# What is expected
Take the lines from the top down to and including the one with "const yTickLabels = [-3, -8, -13];" and repeat them exactly. Omit images.

=-=-=-=-=

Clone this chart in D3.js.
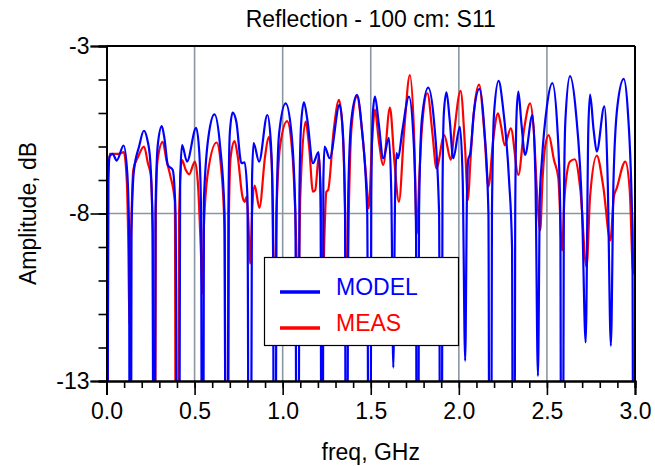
<!DOCTYPE html>
<html><head><meta charset="utf-8">
<script src="https://cdn.jsdelivr.net/npm/d3@7"></script>
<style>body{margin:0;background:#fff} text{font-family:"Liberation Sans",Arial,sans-serif}</style>
</head><body><svg id="c" width="655" height="466"></svg>
<script>
const title = "Reflection - 100 cm: S11";
const xLabel = "freq, GHz";
const yLabel = "Amplitude, dB";
const seriesNames = ["MODEL", "MEAS"];
const xTickLabels = [0.0, 0.5, 1.0, 1.5, 2.0, 2.5, 3.0];
const yTickLabels = [-3, -8, -13];

const modelFreq = [0.000,0.010,0.018,0.035,0.058,0.097,0.118,0.128,0.135,0.142,0.155,0.185,0.212,0.232,0.248,0.262,0.270,0.278,0.291,0.314,0.330,0.348,0.376,0.392,0.407,0.418,0.429,0.457,0.509,0.527,0.537,0.545,0.553,0.580,0.613,0.645,0.670,0.682,0.692,0.700,0.716,0.737,0.766,0.784,0.800,0.813,0.826,0.835,0.866,0.913,0.932,0.945,0.954,0.965,0.980,1.017,1.050,1.072,1.085,1.095,1.105,1.121,1.140,1.172,1.204,1.215,1.224,1.231,1.238,1.267,1.323,1.342,1.354,1.361,1.372,1.390,1.422,1.450,1.480,1.494,1.503,1.512,1.524,1.545,1.571,1.603,1.617,1.628,1.638,1.646,1.655,1.680,1.717,1.745,1.757,1.764,1.774,1.790,1.826,1.860,1.888,1.899,1.907,1.915,1.930,1.948,1.968,2.006,2.022,2.036,2.046,2.053,2.065,2.085,2.117,2.145,2.168,2.178,2.188,2.200,2.226,2.250,2.285,2.302,2.311,2.320,2.328,2.338,2.355,2.376,2.418,2.435,2.449,2.460,2.471,2.500,2.531,2.560,2.576,2.585,2.596,2.605,2.631,2.665,2.700,2.720,2.735,2.745,2.765,2.783,2.826,2.845,2.863,2.878,2.900,2.936,2.960,2.985,2.995,3.000];
const modelDb = [-30,-7.0,-6.3,-6.22,-6.42,-5.97,-6.8,-8.5,-30,-8.5,-6.75,-6.0,-5.53,-5.8,-6.4,-8.5,-30,-8.0,-5.96,-5.39,-5.8,-6.55,-6.7,-8.0,-30,-7.0,-5.96,-6.45,-5.44,-6.2,-8.0,-30,-7.6,-5.66,-5.04,-6.0,-8.0,-30,-8.0,-5.6,-4.99,-5.26,-6.5,-6.47,-7.5,-30,-7.0,-5.9,-6.45,-5.06,-5.8,-8.0,-30,-8.0,-5.6,-4.71,-5.6,-8.0,-30,-7.5,-5.3,-4.68,-5.2,-6.5,-6.17,-7.5,-30,-7.0,-6.0,-6.35,-4.76,-5.6,-8.0,-30,-7.5,-5.2,-4.46,-5.5,-8.0,-30,-7.5,-5.0,-4.51,-5.3,-6.35,-5.74,-7.5,-12.6,-7.5,-6.2,-6.35,-5.5,-4.51,-6.0,-8.5,-30,-8.0,-5.2,-4.24,-5.3,-8.0,-30,-7.5,-5.0,-4.38,-5.2,-6.35,-5.41,-7.0,-12.4,-7.5,-6.4,-6.2,-5.0,-4.28,-5.5,-8.0,-30,-8.0,-5.0,-4.04,-4.8,-7.0,-9.0,-30,-8.0,-5.0,-4.36,-5.3,-6.25,-5.06,-7.0,-12.85,-7.5,-6.45,-4.8,-4.11,-5.5,-8.0,-30,-8.0,-5.2,-3.9,-5.0,-8.0,-11.85,-5.5,-4.45,-5.5,-6.15,-4.8,-7.0,-11.95,-7.0,-4.8,-3.98,-5.0,-8.5,-30,-15];

const measFreq = [0.000,0.010,0.018,0.040,0.070,0.098,0.115,0.124,0.130,0.140,0.152,0.180,0.213,0.235,0.251,0.262,0.270,0.280,0.289,0.319,0.340,0.362,0.388,0.398,0.412,0.428,0.450,0.469,0.502,0.520,0.535,0.545,0.552,0.575,0.625,0.650,0.670,0.682,0.695,0.705,0.727,0.745,0.772,0.785,0.795,0.805,0.815,0.828,0.841,0.868,0.900,0.921,0.938,0.952,0.965,0.985,1.025,1.055,1.075,1.088,1.100,1.130,1.150,1.172,1.185,1.206,1.216,1.226,1.238,1.248,1.258,1.290,1.320,1.340,1.355,1.365,1.375,1.390,1.422,1.450,1.475,1.488,1.510,1.524,1.545,1.571,1.609,1.635,1.660,1.690,1.722,1.745,1.762,1.775,1.790,1.822,1.850,1.873,1.917,1.955,1.975,2.010,2.035,2.052,2.065,2.085,2.115,2.145,2.168,2.195,2.222,2.240,2.260,2.295,2.338,2.370,2.405,2.425,2.445,2.462,2.475,2.490,2.510,2.540,2.565,2.586,2.600,2.631,2.658,2.690,2.725,2.745,2.783,2.820,2.860,2.880,2.896,2.945,2.970,2.990,3.000];
const measDb = [-30,-7.0,-6.22,-6.22,-6.22,-6.17,-7.0,-9.0,-11.3,-8.5,-6.7,-6.3,-6.0,-6.5,-6.85,-8.5,-30,-8.0,-6.45,-5.86,-6.4,-6.87,-7.65,-30,-8.0,-6.4,-6.7,-6.83,-6.45,-7.2,-9.0,-10.4,-8.5,-6.8,-5.88,-6.6,-8.5,-30,-8.0,-6.3,-5.84,-6.3,-7.5,-7.65,-7.5,-8.2,-9.5,-7.8,-7.17,-7.83,-6.3,-5.71,-6.5,-11.0,-8.0,-6.0,-5.24,-6.2,-8.5,-11.0,-7.5,-5.26,-6.0,-7.35,-7.3,-6.25,-7.5,-11.0,-8.5,-7.35,-7.3,-5.5,-4.61,-5.5,-8.0,-11.0,-8.0,-5.5,-4.51,-5.5,-7.0,-7.85,-5.6,-4.9,-5.8,-6.55,-4.84,-6.5,-7.65,-5.5,-3.87,-5.5,-8.6,-7.0,-5.5,-4.41,-5.6,-6.65,-5.66,-6.4,-5.5,-4.34,-6.0,-7.6,-6.5,-5.0,-4.15,-5.6,-7.2,-5.8,-5.01,-5.4,-5.96,-5.46,-6.85,-5.5,-4.71,-5.5,-7.5,-8.5,-7.0,-6.0,-5.66,-6.4,-6.95,-9.1,-7.5,-6.45,-6.38,-7.3,-9.6,-7.5,-6.27,-7.2,-8.8,-7.5,-7.25,-6.45,-7.3,-9.8,-8.0];

const svg = d3.select("#c");
const m = {l: 106.5, r: 635, t: 46, b: 381};
const x = d3.scaleLinear().domain([0, 3]).range([m.l, m.r]);
const y = d3.scaleLinear().domain([-13, -3]).range([m.b, m.t]);
const gridColor = "#8a96a2";

svg.append("defs").append("clipPath").attr("id","clip")
  .append("rect").attr("x", m.l).attr("y", m.t).attr("width", m.r - m.l).attr("height", m.b - m.t);

// grid
svg.append("g").selectAll("line").data(xTickLabels.slice(1, -1)).join("line")
  .attr("x1", d => x(d)).attr("x2", d => x(d)).attr("y1", m.t).attr("y2", m.b)
  .attr("stroke", gridColor).attr("stroke-width", 1.6);
svg.append("g").selectAll("line").data(yTickLabels.slice(1, -1)).join("line")
  .attr("y1", d => y(d)).attr("y2", d => y(d)).attr("x1", m.l).attr("x2", m.r)
  .attr("stroke", gridColor).attr("stroke-width", 1.6);

// curves
const line = d3.line().x(d => x(d[0])).y(d => y(d[1])).curve(d3.curveMonotoneX);
const meas = measFreq.map((f, i) => [f, measDb[i]]);
const model = modelFreq.map((f, i) => [f, modelDb[i]]);
const gc = svg.append("g").attr("clip-path", "url(#clip)");
gc.append("path").datum(meas).attr("d", line).attr("fill", "none").attr("stroke", "#ff0000").attr("stroke-width", 2.2).attr("stroke-linejoin","round");
gc.append("path").datum(model).attr("d", line).attr("fill", "none").attr("stroke", "#0000ff").attr("stroke-width", 2.2).attr("stroke-linejoin","round");

// frame
svg.append("line").attr("x1", m.l).attr("x2", m.r).attr("y1", m.t).attr("y2", m.t).attr("stroke", "#000").attr("stroke-width", 2);
svg.append("line").attr("x1", m.r).attr("x2", m.r).attr("y1", m.t).attr("y2", m.b).attr("stroke", "#000").attr("stroke-width", 2);

// axes
const xMinor = d3.range(0, 31).map(i => i / 10);
const yMinor = d3.range(-13, -2);
const gx = svg.append("g").attr("transform", `translate(0,${m.b})`)
  .call(d3.axisBottom(x).tickValues(xMinor).tickSize(7).tickFormat(""));
const gxMaj = svg.append("g").attr("transform", `translate(0,${m.b})`)
  .call(d3.axisBottom(x).tickValues(xTickLabels).tickSize(14).tickPadding(8).tickFormat(d => d.toFixed(1)));
const gy = svg.append("g").attr("transform", `translate(${m.l},0)`)
  .call(d3.axisLeft(y).tickValues(yMinor).tickSize(8).tickFormat(""));
const gyMaj = svg.append("g").attr("transform", `translate(${m.l},0)`)
  .call(d3.axisLeft(y).tickValues(yTickLabels).tickSize(16).tickPadding(1).tickFormat(d => String(d)));
[gx, gxMaj, gy, gyMaj].forEach(g => {
  g.select(".domain").attr("stroke", "#000").attr("stroke-width", 2);
  g.selectAll(".tick line").attr("stroke", "#000").attr("stroke-width", 1.6);
  g.selectAll("text").attr("fill", "#000").style("font-size", "23px").style("font-family", '"Liberation Sans", Arial, sans-serif');
});

// titles
svg.append("text").attr("x", (m.l + m.r) / 2).attr("y", 27).attr("text-anchor", "middle")
  .style("font-size", "23px").text(title);
svg.append("text").attr("x", (m.l + m.r) / 2).attr("y", 460).attr("text-anchor", "middle")
  .style("font-size", "23px").text(xLabel);
svg.append("text").attr("transform", `translate(36,${(m.t + m.b) / 2}) rotate(-90)`).attr("text-anchor", "middle")
  .style("font-size", "23px").text(yLabel);

// legend
const lg = svg.append("g");
lg.append("rect").attr("x", 264.5).attr("y", 257.5).attr("width", 194).attr("height", 88)
  .attr("fill", "#fff").attr("stroke", "#000").attr("stroke-width", 1.2);
const colors = ["#0000ff", "#ff0000"];
const legY = [292, 328];
seriesNames.forEach((n, i) => {
  lg.append("line").attr("x1", 280).attr("x2", 320).attr("y1", legY[i]).attr("y2", legY[i])
    .attr("stroke", colors[i]).attr("stroke-width", 3.5);
  lg.append("text").attr("x", 336).attr("y", legY[i] + 3).attr("fill", colors[i])
    .style("font-size", "23px").text(n);
});
</script></body></html>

=-=-=-=-=

# Task output
Clone this chart in D3.js.
<!DOCTYPE html>
<html><head><meta charset="utf-8">
<script src="https://cdn.jsdelivr.net/npm/d3@7"></script>
<style>body{margin:0;background:#fff} text{font-family:"Liberation Sans",Arial,sans-serif}</style>
</head><body><svg id="c" width="655" height="466"></svg>
<script>
const title = "Reflection - 100 cm: S11";
const xLabel = "freq, GHz";
const yLabel = "Amplitude, dB";
const seriesNames = ["MODEL", "MEAS"];
const xTickLabels = [0.0, 0.5, 1.0, 1.5, 2.0, 2.5, 3.0];
const yTickLabels = [-3, -8, -13];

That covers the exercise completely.